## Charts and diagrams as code

===============

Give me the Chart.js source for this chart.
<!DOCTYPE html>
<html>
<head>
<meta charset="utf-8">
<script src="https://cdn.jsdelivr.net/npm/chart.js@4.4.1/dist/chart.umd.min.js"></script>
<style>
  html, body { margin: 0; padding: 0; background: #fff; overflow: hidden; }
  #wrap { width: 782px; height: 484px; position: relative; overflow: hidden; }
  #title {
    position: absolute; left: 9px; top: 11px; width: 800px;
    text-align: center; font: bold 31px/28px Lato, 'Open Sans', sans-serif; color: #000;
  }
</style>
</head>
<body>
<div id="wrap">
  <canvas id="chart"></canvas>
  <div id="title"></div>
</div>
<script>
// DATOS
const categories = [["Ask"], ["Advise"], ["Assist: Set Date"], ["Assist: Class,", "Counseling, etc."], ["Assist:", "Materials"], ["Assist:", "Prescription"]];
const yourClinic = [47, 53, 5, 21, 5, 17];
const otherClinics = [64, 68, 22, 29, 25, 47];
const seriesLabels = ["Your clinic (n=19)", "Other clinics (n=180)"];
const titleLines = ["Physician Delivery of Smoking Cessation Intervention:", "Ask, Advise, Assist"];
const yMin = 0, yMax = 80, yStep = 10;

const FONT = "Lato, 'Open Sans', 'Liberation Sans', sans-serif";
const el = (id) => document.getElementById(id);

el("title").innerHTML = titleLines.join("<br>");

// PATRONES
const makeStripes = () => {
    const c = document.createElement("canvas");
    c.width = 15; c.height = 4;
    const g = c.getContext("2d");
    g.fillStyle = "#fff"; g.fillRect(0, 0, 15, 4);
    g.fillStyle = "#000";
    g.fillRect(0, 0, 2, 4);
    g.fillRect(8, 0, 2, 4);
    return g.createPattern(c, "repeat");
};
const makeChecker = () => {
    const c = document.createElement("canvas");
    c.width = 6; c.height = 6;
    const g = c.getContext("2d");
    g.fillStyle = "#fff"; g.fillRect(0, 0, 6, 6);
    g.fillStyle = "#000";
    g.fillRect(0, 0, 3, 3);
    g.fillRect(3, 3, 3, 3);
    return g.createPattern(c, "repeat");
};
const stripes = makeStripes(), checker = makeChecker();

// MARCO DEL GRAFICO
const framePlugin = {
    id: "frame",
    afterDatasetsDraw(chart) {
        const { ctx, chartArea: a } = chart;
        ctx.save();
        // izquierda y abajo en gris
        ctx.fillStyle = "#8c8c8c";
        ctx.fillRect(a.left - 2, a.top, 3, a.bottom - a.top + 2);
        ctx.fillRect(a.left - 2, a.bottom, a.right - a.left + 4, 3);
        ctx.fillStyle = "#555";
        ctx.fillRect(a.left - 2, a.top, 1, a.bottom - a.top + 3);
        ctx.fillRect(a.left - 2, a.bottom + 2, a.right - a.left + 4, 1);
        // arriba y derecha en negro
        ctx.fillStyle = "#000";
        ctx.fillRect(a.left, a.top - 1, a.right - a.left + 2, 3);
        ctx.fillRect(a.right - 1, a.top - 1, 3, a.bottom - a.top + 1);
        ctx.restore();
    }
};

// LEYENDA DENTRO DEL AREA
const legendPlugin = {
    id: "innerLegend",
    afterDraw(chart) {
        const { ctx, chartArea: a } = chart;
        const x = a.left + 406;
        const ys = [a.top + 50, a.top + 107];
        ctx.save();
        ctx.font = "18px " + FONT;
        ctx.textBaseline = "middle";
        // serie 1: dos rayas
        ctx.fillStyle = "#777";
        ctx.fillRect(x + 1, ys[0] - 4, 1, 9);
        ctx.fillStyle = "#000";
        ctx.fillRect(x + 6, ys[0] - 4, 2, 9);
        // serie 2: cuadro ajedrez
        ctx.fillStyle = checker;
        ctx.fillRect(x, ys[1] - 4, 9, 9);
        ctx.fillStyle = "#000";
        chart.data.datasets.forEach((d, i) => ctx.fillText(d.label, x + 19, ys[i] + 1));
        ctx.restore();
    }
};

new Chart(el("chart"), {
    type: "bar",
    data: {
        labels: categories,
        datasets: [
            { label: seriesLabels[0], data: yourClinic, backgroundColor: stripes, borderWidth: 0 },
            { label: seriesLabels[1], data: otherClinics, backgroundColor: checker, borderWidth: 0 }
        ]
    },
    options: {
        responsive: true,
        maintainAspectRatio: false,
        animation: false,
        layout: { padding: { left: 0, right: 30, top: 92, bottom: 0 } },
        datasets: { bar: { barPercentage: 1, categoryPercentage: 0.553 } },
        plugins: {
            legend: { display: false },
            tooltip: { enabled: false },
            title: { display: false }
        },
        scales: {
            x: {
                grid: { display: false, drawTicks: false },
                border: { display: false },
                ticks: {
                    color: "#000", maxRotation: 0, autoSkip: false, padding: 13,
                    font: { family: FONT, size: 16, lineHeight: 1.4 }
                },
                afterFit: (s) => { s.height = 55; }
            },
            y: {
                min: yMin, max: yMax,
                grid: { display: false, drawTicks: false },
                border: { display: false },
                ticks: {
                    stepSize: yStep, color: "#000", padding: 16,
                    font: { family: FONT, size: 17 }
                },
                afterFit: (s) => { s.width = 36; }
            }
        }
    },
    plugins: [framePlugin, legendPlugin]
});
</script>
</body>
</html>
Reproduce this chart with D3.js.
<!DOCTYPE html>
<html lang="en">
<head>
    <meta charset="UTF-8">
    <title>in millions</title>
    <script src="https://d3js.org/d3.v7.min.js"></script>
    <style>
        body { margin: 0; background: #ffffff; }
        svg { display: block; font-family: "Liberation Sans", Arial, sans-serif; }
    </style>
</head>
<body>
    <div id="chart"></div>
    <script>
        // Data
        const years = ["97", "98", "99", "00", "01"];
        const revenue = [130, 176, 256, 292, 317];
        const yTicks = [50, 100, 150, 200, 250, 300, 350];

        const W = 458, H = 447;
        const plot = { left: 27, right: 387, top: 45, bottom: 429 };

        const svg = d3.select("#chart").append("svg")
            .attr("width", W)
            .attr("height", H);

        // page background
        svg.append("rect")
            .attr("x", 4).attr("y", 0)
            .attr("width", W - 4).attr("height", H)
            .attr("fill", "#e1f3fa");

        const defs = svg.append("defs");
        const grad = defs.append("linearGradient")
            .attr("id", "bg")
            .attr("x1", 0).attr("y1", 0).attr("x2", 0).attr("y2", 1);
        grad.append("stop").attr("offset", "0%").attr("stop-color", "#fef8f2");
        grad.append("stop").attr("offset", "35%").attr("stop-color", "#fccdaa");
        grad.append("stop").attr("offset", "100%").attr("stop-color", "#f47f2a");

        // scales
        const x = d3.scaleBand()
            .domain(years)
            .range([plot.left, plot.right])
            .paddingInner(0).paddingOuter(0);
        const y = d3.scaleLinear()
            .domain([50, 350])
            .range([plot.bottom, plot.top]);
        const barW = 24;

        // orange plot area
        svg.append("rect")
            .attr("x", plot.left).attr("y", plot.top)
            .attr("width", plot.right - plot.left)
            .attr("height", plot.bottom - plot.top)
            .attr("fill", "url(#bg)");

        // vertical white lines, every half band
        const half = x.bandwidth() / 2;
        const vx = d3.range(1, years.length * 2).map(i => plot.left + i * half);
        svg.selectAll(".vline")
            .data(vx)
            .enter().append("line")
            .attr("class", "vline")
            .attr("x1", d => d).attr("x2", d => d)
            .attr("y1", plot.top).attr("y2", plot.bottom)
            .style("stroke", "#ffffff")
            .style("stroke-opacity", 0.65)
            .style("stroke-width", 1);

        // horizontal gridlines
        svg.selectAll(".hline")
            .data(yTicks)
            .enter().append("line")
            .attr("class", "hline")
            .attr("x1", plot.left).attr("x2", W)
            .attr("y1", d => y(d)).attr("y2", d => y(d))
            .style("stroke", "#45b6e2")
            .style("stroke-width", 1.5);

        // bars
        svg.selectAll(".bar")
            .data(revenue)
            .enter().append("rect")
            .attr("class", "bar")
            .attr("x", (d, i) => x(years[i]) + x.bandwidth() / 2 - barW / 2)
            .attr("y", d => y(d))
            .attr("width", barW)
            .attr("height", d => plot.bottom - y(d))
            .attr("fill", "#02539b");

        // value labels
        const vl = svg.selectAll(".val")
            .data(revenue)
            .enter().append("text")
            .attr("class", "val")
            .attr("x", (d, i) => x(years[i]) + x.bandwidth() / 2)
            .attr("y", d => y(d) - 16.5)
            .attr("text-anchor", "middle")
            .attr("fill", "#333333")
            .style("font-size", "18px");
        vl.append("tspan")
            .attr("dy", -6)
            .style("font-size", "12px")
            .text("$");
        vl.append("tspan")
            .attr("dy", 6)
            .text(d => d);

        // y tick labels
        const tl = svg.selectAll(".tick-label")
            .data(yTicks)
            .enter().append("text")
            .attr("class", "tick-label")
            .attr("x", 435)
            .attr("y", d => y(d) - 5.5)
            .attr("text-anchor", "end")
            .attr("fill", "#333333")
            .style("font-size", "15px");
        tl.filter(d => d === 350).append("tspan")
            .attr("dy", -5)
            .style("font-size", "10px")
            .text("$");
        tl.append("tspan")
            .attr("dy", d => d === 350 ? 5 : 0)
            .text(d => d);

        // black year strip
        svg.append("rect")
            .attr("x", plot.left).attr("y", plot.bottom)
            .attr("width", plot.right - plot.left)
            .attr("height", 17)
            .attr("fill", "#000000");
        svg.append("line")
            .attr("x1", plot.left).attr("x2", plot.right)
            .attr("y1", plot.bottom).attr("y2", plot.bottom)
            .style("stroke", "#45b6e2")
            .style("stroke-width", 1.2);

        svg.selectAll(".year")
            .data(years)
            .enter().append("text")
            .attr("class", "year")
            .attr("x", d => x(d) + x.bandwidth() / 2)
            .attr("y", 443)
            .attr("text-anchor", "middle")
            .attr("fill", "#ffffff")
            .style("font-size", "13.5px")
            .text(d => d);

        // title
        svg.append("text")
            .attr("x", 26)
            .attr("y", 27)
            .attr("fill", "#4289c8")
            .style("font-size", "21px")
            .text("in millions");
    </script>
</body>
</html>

===============

## Exercise
Copy out precisely the lines from the line with "Reproduce this chart with D3.js." to the line with "const yTicks = [50, 100, 150, 200, 250, 300, 350];" in the material above, including those two lines and omitting all the rest.

## Solved exercise
Reproduce this chart with D3.js.
<!DOCTYPE html>
<html lang="en">
<head>
    <meta charset="UTF-8">
    <title>in millions</title>
    <script src="https://d3js.org/d3.v7.min.js"></script>
    <style>
        body { margin: 0; background: #ffffff; }
        svg { display: block; font-family: "Liberation Sans", Arial, sans-serif; }
    </style>
</head>
<body>
    <div id="chart"></div>
    <script>
        // Data
        const years = ["97", "98", "99", "00", "01"];
        const revenue = [130, 176, 256, 292, 317];
        const yTicks = [50, 100, 150, 200, 250, 300, 350];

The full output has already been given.